I noticed this article on Facebook as I scrolled down my feed tonight, which highlights one of a special needs parent’s greatest concerns. Will my child have friends? In this case, a father went to his eleven year old son’s “Back to School Night.” You can read it for yourself, but the gist is that all the children in the class filled out a questionaire. His son (on the Autism Spectrum) said on the questionaire that he had no friends (but in a much more heartbreaking way).
This, my friends, is sad. As a parent of two kids on the Autism spectrum, I often wonder how they’ll relate to the world. Will they have friends? Will anyone give them a chance? As I roll them through Target, I know I get plenty of stares that I try to meet with a smile and a shrug.
I’m sure all parents have fears about their child’s friends or lack thereof at some point. Every child has quirks and personalities that could either clash with their classmates’ or help them blossom as an individual (I know I had a horrible gradeschool experience with very few friends…sometimes that’s how it goes).
But how is someone like Tristan going to show kids that he wants to play with them? Yes, he is learning social and emotional skills. But when Tristan gets overstimulated or overwhelmed, he begins flapping his hands and reciting the same phrases over and over again. A-typical kids do not understand these behaviors, among others, because they think and emote differently.
Tristan loves school. He loves it so much that when we’re bored on the weekends, he wants me to put his backpack on so he can wait for the bus (I take that as my cue to get off my butt and plan an outing).
But he doesn’t see what I see. Or does he? When I visited his class for a Holiday Craft Day last year, did he notice that he was the only one in the play area instead of doing crafts? Did Tristan see that all the parents avoided eye contact with his mom? Did he see the parents who chose to have their kids sit on the floor to do crafts instead of at our table with empty spots? What were those kids thinking? Did they see what happened too?

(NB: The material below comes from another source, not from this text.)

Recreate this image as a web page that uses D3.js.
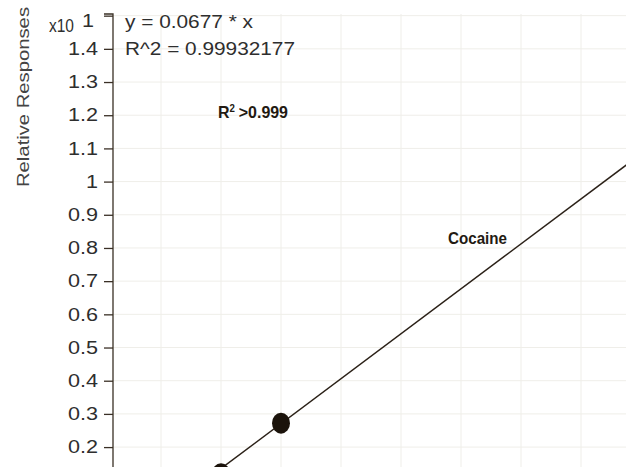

One parent even came over to our table because her child had chosen to play near Tristan. She didn’t say one word to me or sit down while he was playing near Tristan. Her child had given her an opening to start an important conversation and she chose to ignore someone in pain right in front of her instead.
I’m not trying to rip your heart to shreds with guilt or ask for pity. I’m asking you to be different. By helping your child to see that different isn’t bad, then the eleven year old boy in the news story WILL have friends or at least be given the chance. And hopefully Tristan will get that chance as well. Special needs kids will be given this wonderful chance to be included—if you help your kids move past the differences.
Stories like this (and the story that spurred this blog entry) make me wonder whether I would be different than those parents that ignored me if my kid was a-typical. If Tristan was “normal,” would I have been kind enough to give a hurting mom a smile and sit at her table? I’d like to think so, but I can’t know for sure. Having special needs kids has changed me. Shaped me. And I know I am a more understanding person because of these life-changing moments I’ve been granted. (And I’m not saying I am better than anyone else. I’m not. I have just been given a more in-depth orientation to kids like Tristan)
Because Tristan is a light. He (and his brother Graham) love things and relate to things in a way I never would have seen. They are sweet and funny and although some of their quirks drive me up the wall some days (like Tristan NOT going to sleep right now and making me turn his moon night light on for the 10th time…seriously, GO TO SLEEP, KID), I wouldn’t change them for the world. If more people can see past the differences, they too will see the light.